American academic administrator

Tomi Kay Phillips (Cante Wakan Win) is an American (Hunkpapa-Miniconjou) educator and academic administrator who has served as the president of Sitting Bull College since 2024.

== Life ==
Phillips is Hunkpapa and Minnecoujou Lakota. Her Lakota name is Cante Wakan Win. She was born to Maxine Claymore and Duane Phillips. Her maternal grandparents are Leona Many Wounds and Sam Claymore and her paternal grandparents are Emma Brush Horn and John Lends His Horses. Phillips earned a B.S. in elementary education from the University of Mary (UMary). She completed a M.S. in educational leadership from the University of North Dakota. She completed a doctorate in educational leadership and administration from UMary. Her 2020 dissertation was titled Native language and culture acquisition and native student success in school.

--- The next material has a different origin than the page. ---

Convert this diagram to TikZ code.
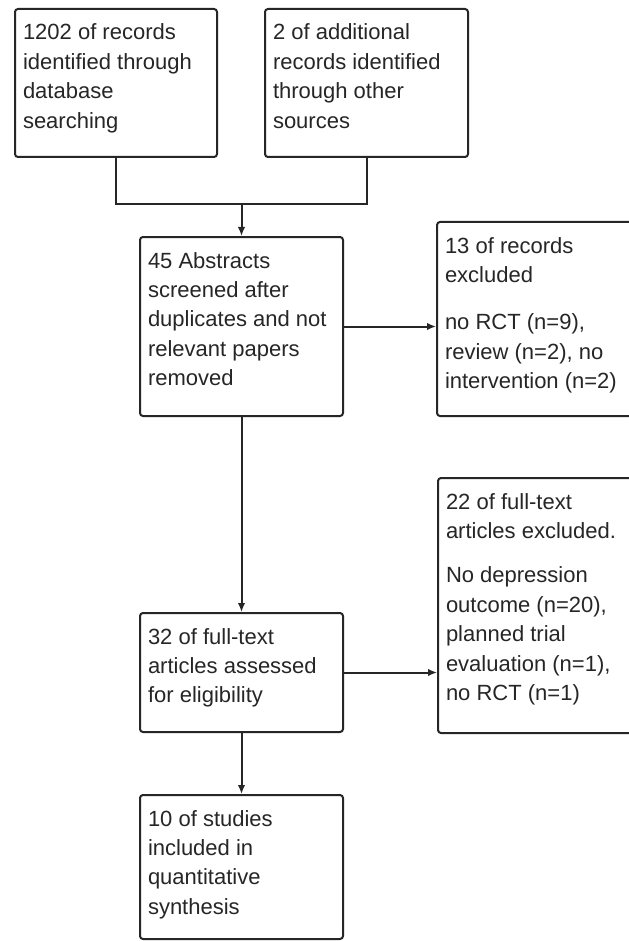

Phillips was a member of the United States Army. She worked as an educator for 28 years, including 18 years as an administrator. On August 1, 2023, she began mentoring under Sitting Bull College president Laurel Vermillion. Phillips assumed office on January 1, 2024.

Phillips has a partner and five children. As of 2023, she has resided in Standing Rock Indian Reservation for most of her life.